What you’re saying is now we’ve got the proof the route is needed, you’re going to offer that route at a cheaper price?
Exactly. Sometimes it’s better to follow than lead, right, and Air India has now put London Stansted on the radar for all Punjabis in UK and India. We’re going to do the low cost offering which is around 80% of the Domestic Indian market. I mean, everyone was a little bit shocked about Air India doing this, but I was over the moon because they’re flying Monday, Thursday, Saturday and we want to fly the other days so we’re not going head to head with them.
We’re going to be flying to Amritsar first from Stansted but we also plan to fly to Ahmedabad, and other cities in India and South Asia, and ultimately to North America, Africa and the Caribbean.
What about prices?
Will flypop fares be affordable?
Our focus on second cities means not going head to head with any of the larger carriers in their expensive hubs. I think that’s key to bringing out costs down, so we can pass that onto our customers.Our ticket pricing will be fair, transparent and innovative. Even though we will use the pricing algorithms, flights will start at £350 (return inc. tax) with the most expensive costing less than £750. The steps up will be also be very transparent, so customers will know
how many tickets are available at a certain price point. We’re aiming to be between 30% cheaper than Air India and 50% cheaper than Virgin, which is the most expensive Premium airline in the region.
How important are feed agreements with partners?
Feed agreements are crucial to our success. We already have a verbal agreement with a low-cost carrier based at Stansted and one with a low-cost carrier in India. We’re going to start with mature aircraft, including Airbus 330-300s which are used by Air Asia X. We’re using the mature aircraft so we can pass the lower costs on to customers.
We’ll also have a completely unbundled, all economy product with around 21 seats in the front offering extra legroom. Because flypop never flies less than six hours we don’t take on the other huge low-cost carriers in Europe like Ryanair, Easy Jet and Wizz. We fly more than six and less than ten hours every day, so the aircraft returns back to base at the end of every day for maintenance.
What guarantees can you offer customers?
We’re going to sell with an ATOL equivalent, called Scheduled Airline Failure Insurance (SAFI). This helps with our cashflow and gives our customers the confidence to book up to six to twelve months in advance because they know that their bookings are essentially guaranteed. Importantly we’re not at the behest of credit card companies which take the bookings and keep the money.
What about other benefits to customers?
We will offer great value authentic food. Instead of a sandwich and an orange juice, customers can actually have proper Indian food including Asian biriyanis and samosas. We’re also offering carbon offsetting with one tree per passenger. It might not be the full carbon offset, but it’s a tangible, verifiable offsetting.
Last but definitely not least, despite being a low-cost carrier that takes its lead from Ryanair, we will have great hospitality: British-Asian hospitality. Because we are hosting them in the plane for eight hours, we can’t afford to be rude to our customers.

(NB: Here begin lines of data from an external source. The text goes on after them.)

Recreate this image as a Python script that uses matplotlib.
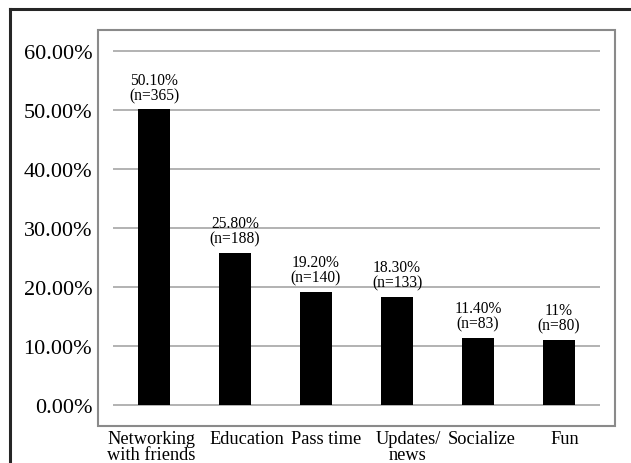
import matplotlib.pyplot as plt
from matplotlib.lines import Line2D
from matplotlib.patches import Rectangle
from matplotlib.transforms import ScaledTranslation

# --- data ---
categories = ["Networking\nwith friends", "Education", "Pass time", "Updates/\nnews", "Socialize", "Fun"]
percent = [50.1, 25.8, 19.2, 18.3, 11.4, 11.0]
value_text = ["50.10%", "25.80%", "19.20%", "18.30%", "11.40%", "11%"]
counts = [365, 188, 140, 133, 83, 80]
y_ticks = [0, 10, 20, 30, 40, 50, 60]

plt.rcParams["font.family"] = ["Liberation Serif", "DejaVu Serif"]

W, H = 631, 464
fig = plt.figure(figsize=(W / 100, H / 100), dpi=100)

# axes placed in pixel terms: 0% at y=406, 10% step = 59 px, bars spaced 81 px
px = 5.9
ax_left, ax_right = 113, 600
y_bot, y_top = -1, 62
bottom_px = 406 + (0 - y_bot) * px
top_px = 406 - y_top * px
ax = fig.add_axes([ax_left / W, 1 - bottom_px / H, (ax_right - ax_left) / W, (bottom_px - top_px) / H])

x = list(range(len(categories)))
ax.bar(x, percent, width=0.4, color="black", zorder=3)
for yt in y_ticks:
    ax.axhline(yt, color="#a6a6a6", lw=1.2, zorder=1)

for xi, p, vt, n in zip(x, percent, value_text, counts):
    ax.text(xi, p + 1.1, f"{vt}\n(n={n})", ha="center", va="bottom",
            fontsize=11.2, linespacing=0.95, zorder=4)

ax.set_xlim(-0.506, 5.506)
ax.set_ylim(y_bot, y_top)
ax.set_yticks(y_ticks)
ax.set_yticklabels([f"{t:.2f}%" for t in y_ticks], fontsize=16)
ax.set_xticks(x)
ax.set_xticklabels(categories, fontsize=13.2, linespacing=0.92)
ax.tick_params(axis="y", length=0, pad=15)
ax.tick_params(axis="x", length=0, pad=14)
for s in ax.spines.values():
    s.set_visible(False)
ax.patch.set_alpha(0)

# category labels sit in evenly spread cells, slightly right of the bars
label_shift_px = [-3, 12, 10, 11, 4, 6]
for lbl, dx in zip(ax.get_xticklabels(), label_shift_px):
    lbl.set_transform(lbl.get_transform() + ScaledTranslation(dx / 100, 0, fig.dpi_scale_trans))

# gray plot-area box
fig.patches.append(Rectangle((98 / W, 1 - 427 / H), (615 - 98) / W, (427 - 31) / H,
                             transform=fig.transFigure, fill=False,
                             edgecolor="#8a8a8a", lw=1.5, zorder=0))
# dark outer frame (left and top edges)
fig.lines.append(Line2D([10 / W, 10 / W], [0, 1 - 10 / H], transform=fig.transFigure,
                        color="#262626", lw=2.2))
fig.lines.append(Line2D([10 / W, 1], [1 - 10 / H, 1 - 10 / H], transform=fig.transFigure,
                        color="#262626", lw=2.2))

fig.savefig("out.png", dpi=100)
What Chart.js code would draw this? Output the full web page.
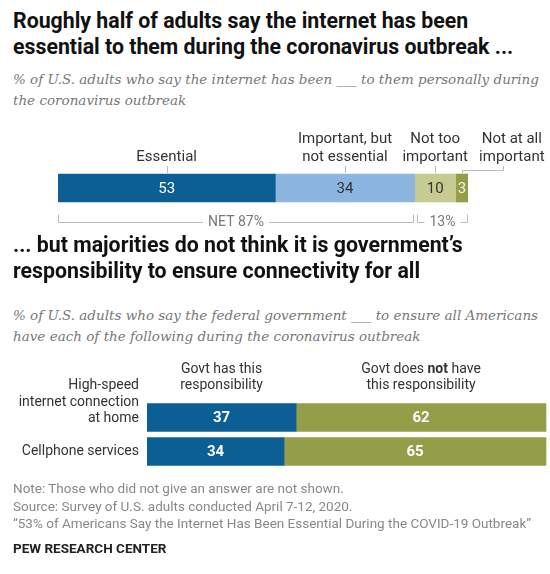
<!DOCTYPE html>
<html>
<head>
<meta charset="utf-8">
<script src="https://cdn.jsdelivr.net/npm/chart.js@4"></script>
<style>
  body { margin: 0; background: #fff; width: 550px; height: 574px; position: relative; overflow: hidden; }
  .t { position: absolute; left: 13px; margin: 0; white-space: nowrap; }
  .title { font-family: Roboto, sans-serif; font-weight: 700; font-size: 21.3px; line-height: 26px; color: #111; }
  .sub { font-family: "DejaVu Serif", serif; font-style: italic; font-size: 13.5px; line-height: 20.5px; color: #777; }
  .foot { font-family: Roboto, sans-serif; font-size: 13.5px; line-height: 17.5px; color: #888; }
  .brand { font-family: Roboto, sans-serif; font-weight: 700; font-size: 13.5px; color: #222; }
  .box { position: absolute; left: 0; width: 550px; }
</style>
</head>
<body>
<div class="t title" style="top:8px">Roughly half of adults say the internet has been<br>essential to them during the coronavirus outbreak ...</div>
<div class="t sub" style="top:69px">% of U.S. adults who say the internet has been ___ to them personally during<br>the coronavirus outbreak</div>
<div class="box" style="top:120px;height:120px"><canvas id="topChart"></canvas></div>
<div class="t title" style="top:232px">... but majorities do not think it is government’s<br>responsibility to ensure connectivity for all</div>
<div class="t sub" style="top:305px">% of U.S. adults who say the federal government ___ to ensure all Americans<br>have each of the following during the coronavirus outbreak</div>
<div class="box" style="top:355px;height:130px"><canvas id="govChart"></canvas></div>
<div class="t foot" style="top:480px">Note: Those who did not give an answer are not shown.<br>Source: Survey of U.S. adults conducted April 7-12, 2020.<br>“53% of Americans Say the Internet Has Been Essential During the COVID-19 Outbreak”</div>
<div class="t brand" style="top:540px">PEW RESEARCH CENTER</div>

<script>
// データ（上のグラフ）
const topCategories = ['Essential', 'Important, but not essential', 'Not too important', 'Not at all important'];
const topLabelLines = [['Essential'], ['Important, but', 'not essential'], ['Not too', 'important'], ['Not at all', 'important']];
const topValues = [53, 34, 10, 3];
const netGroups = [{ label: 'NET 87%', from: 0, to: 87 }, { label: '13%', from: 87, to: 100 }];

// データ（下のグラフ）
const rowLabels = [['High-speed', 'internet connection', 'at home'], ['Cellphone services']];
const govHas = [37, 34];
const govNot = [62, 65];
const govHeaders = [['Govt has this', 'responsibility'], ['Govt does |not| have', 'this responsibility']];

const topColors = ['#0b5f94', '#8cb5df', '#c6cc91', '#949d48'];
const topTextColors = ['#fff', '#333', '#333', '#f4f4e0'];
const FONT = 'Roboto, sans-serif';

// 上のグラフの文字とブラケット
const topLabels = {
    id: 'topLabels',
    afterDatasetsDraw(chart) {
        const ctx = chart.ctx;
        const xs = chart.scales.x;
        ctx.save();
        ctx.textAlign = 'center';
        ctx.textBaseline = 'middle';
        chart.data.datasets.forEach((ds, i) => {
            const bar = chart.getDatasetMeta(i).data[0];
            const cx = (bar.x + bar.base) / 2;
            const top = bar.y - bar.height / 2;
            ctx.font = '15px ' + FONT;
            ctx.fillStyle = topTextColors[i];
            ctx.fillText(ds.data[0], cx, bar.y + 1);

            // カテゴリ名（最後のものは右にずらして線でつなぐ）
            const lines = topLabelLines[i];
            let lx = cx;
            ctx.strokeStyle = '#bbb';
            ctx.lineWidth = 1;
            ctx.beginPath();
            if (i === topLabelLines.length - 1) {
                lx = cx + 50;
                ctx.moveTo(Math.round(cx) + 0.5, top - 1);
                ctx.lineTo(Math.round(cx) + 0.5, top - 3.5);
                ctx.lineTo(Math.round(lx - 9) + 0.5, top - 3.5);
                ctx.lineTo(Math.round(lx - 9) + 0.5, top - 8);
            } else {
                ctx.moveTo(Math.round(cx) + 0.5, top - 1);
                ctx.lineTo(Math.round(cx) + 0.5, top - 8);
            }
            ctx.stroke();
            ctx.font = '15px ' + FONT;
            ctx.fillStyle = '#333';
            lines.forEach((ln, k) => {
                ctx.fillText(ln, lx, top - 17 - (lines.length - 1 - k) * 18);
            });
        });

        // NET ブラケット
        const yLine = Math.round(chart.chartArea.bottom + 14) + 0.5;
        ctx.font = '14px ' + FONT;
        netGroups.forEach((g, i) => {
            const x0 = Math.round(xs.getPixelForValue(g.from)) + (i === 0 ? 0.5 : 2.5);
            const x1 = Math.round(xs.getPixelForValue(g.to)) - (i === 0 ? 1.5 : 0.5);
            const mid = (x0 + x1) / 2;
            const w = ctx.measureText(g.label).width / 2 + 5;
            ctx.strokeStyle = '#bbb';
            ctx.beginPath();
            ctx.moveTo(x0, yLine - 8);
            ctx.lineTo(x0, yLine);
            ctx.lineTo(mid - w, yLine);
            ctx.moveTo(mid + w, yLine);
            ctx.lineTo(x1, yLine);
            ctx.lineTo(x1, yLine - 8);
            ctx.stroke();
            ctx.fillStyle = '#777';
            ctx.fillText(g.label, mid, yLine);
        });
        ctx.restore();
    }
};

// 下のグラフの文字
const govLabels = {
    id: 'govLabels',
    afterDatasetsDraw(chart) {
        const ctx = chart.ctx;
        const ys = chart.scales.y;
        ctx.save();
        ctx.textBaseline = 'middle';
        ctx.font = '14px ' + FONT;

        // 行ラベル
        ctx.textAlign = 'right';
        ctx.fillStyle = '#333';
        rowLabels.forEach((lines, r) => {
            const cy = ys.getPixelForValue(r);
            const last = cy + (lines.length > 1 ? 1 : 0);
            lines.forEach((ln, k) => {
                ctx.fillText(ln, chart.chartArea.left - 8, last - (lines.length - 1 - k) * 16.5);
            });
        });

        // 値と見出し
        ctx.textAlign = 'center';
        chart.data.datasets.forEach((ds, i) => {
            const meta = chart.getDatasetMeta(i);
            meta.data.forEach((bar, r) => {
                ctx.font = 'bold 15px ' + FONT;
                ctx.fillStyle = '#fff';
                ctx.fillText(ds.data[r], (bar.x + bar.base) / 2, bar.y + 1);
            });
            const b0 = meta.data[0];
            const cx = (b0.x + b0.base) / 2;
            const top = b0.y - b0.height / 2;
            const lines = govHeaders[i];
            lines.forEach((ln, k) => {
                const y = top - 18 - (lines.length - 1 - k) * 16;
                const parts = ln.split('|');
                const fonts = parts.map((p, j) => (j % 2 ? 'bold ' : '') + '14px ' + FONT);
                let total = 0;
                parts.forEach((p, j) => { ctx.font = fonts[j]; total += ctx.measureText(p).width; });
                let x = cx - total / 2;
                ctx.textAlign = 'left';
                ctx.fillStyle = '#333';
                parts.forEach((p, j) => {
                    ctx.font = fonts[j];
                    ctx.fillText(p, x, y);
                    x += ctx.measureText(p).width;
                });
                ctx.textAlign = 'center';
            });
        });
        ctx.restore();
    }
};

window.addEventListener('DOMContentLoaded', () => {
    new Chart(document.getElementById('topChart'), {
        type: 'bar',
        data: {
            labels: [''],
            datasets: topCategories.map((c, i) => ({
                label: c,
                data: [topValues[i]],
                backgroundColor: topColors[i],
                barThickness: 28
            }))
        },
        options: {
            indexAxis: 'y',
            responsive: true,
            maintainAspectRatio: false,
            animation: false,
            layout: { padding: { left: 58, right: 82, top: 48, bottom: 32 } },
            scales: {
                x: { stacked: true, min: 0, max: 100, display: false },
                y: { stacked: true, display: false }
            },
            plugins: { legend: { display: false }, tooltip: { enabled: false } }
        },
        plugins: [topLabels]
    });

    new Chart(document.getElementById('govChart'), {
        type: 'bar',
        data: {
            labels: rowLabels.map(l => l.join(' ')),
            datasets: [
                { label: 'Govt has this responsibility', data: govHas, backgroundColor: '#0b5f94', barThickness: 28 },
                { label: 'Govt does not have this responsibility', data: govNot, backgroundColor: '#949d48', barThickness: 28 }
            ]
        },
        options: {
            indexAxis: 'y',
            responsive: true,
            maintainAspectRatio: false,
            animation: false,
            layout: { padding: { left: 147, right: 0, top: 45.5, bottom: 16.5 } },
            scales: {
                x: { stacked: true, min: 0, max: 100, display: false },
                y: { stacked: true, display: false }
            },
            plugins: { legend: { display: false }, tooltip: { enabled: false } }
        },
        plugins: [govLabels]
    });
});
</script>
</body>
</html>
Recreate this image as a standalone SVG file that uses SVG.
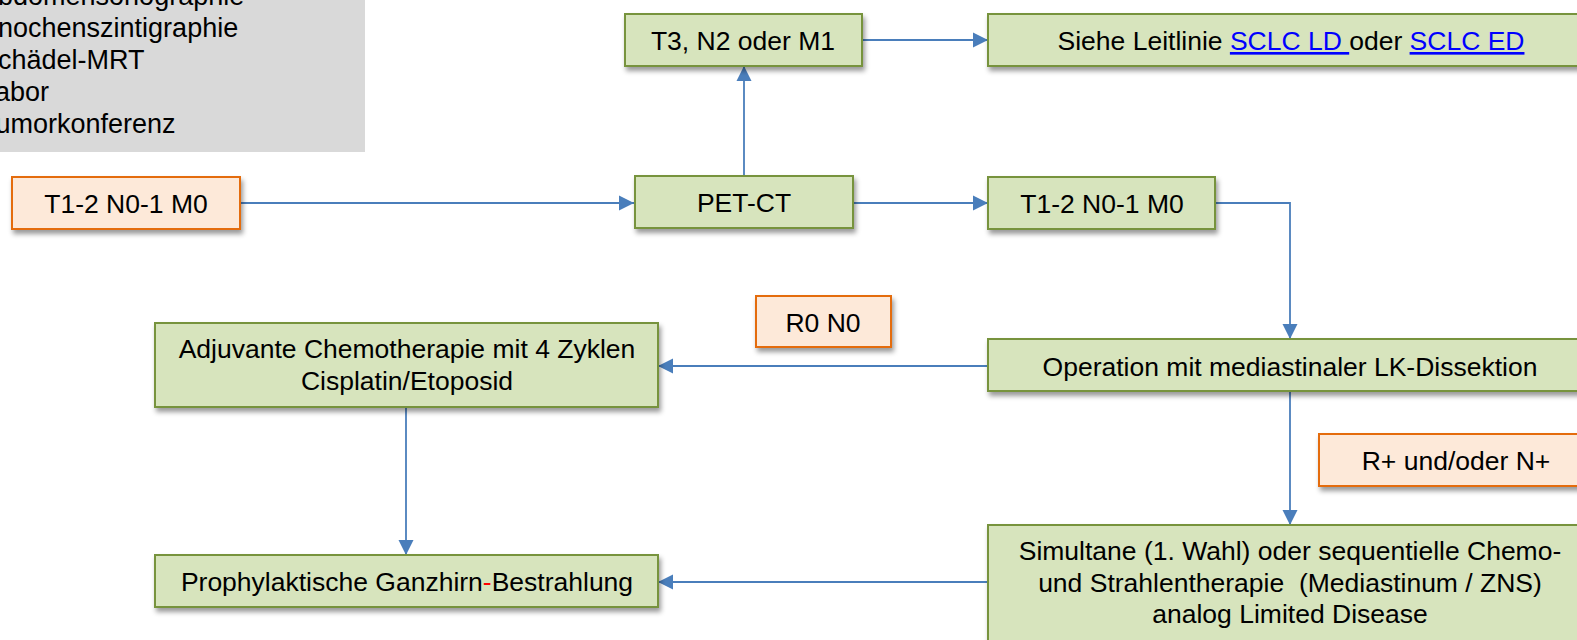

Just how big is the South Asian market?
It’s huge, growing rapidly and our business model doesn’t take into account anybody buying tickets from the east flying west, and there’s 600 million middle class people in South Asia whose number one aspiration is to visit the west. That’s bigger than the population of all of the EU or all of America.
Also, although we are focused on VFR market, the icing on the cake is the tourism business which is a huge opportunity. Currently, Thailand has 30 million tourists a year, Singapore 15 million, Malaysia 13 million, and India only has three million real tourists. It’s bonkers. Although there are twelve million passengers coming into India, it’s all currently VFR and this includes two million Bangladeshis flying into Delhi and making their way to Sylhet. One of our future destinations of course.
The numbers are there, the need is there. We’re just joining up the flypop dots.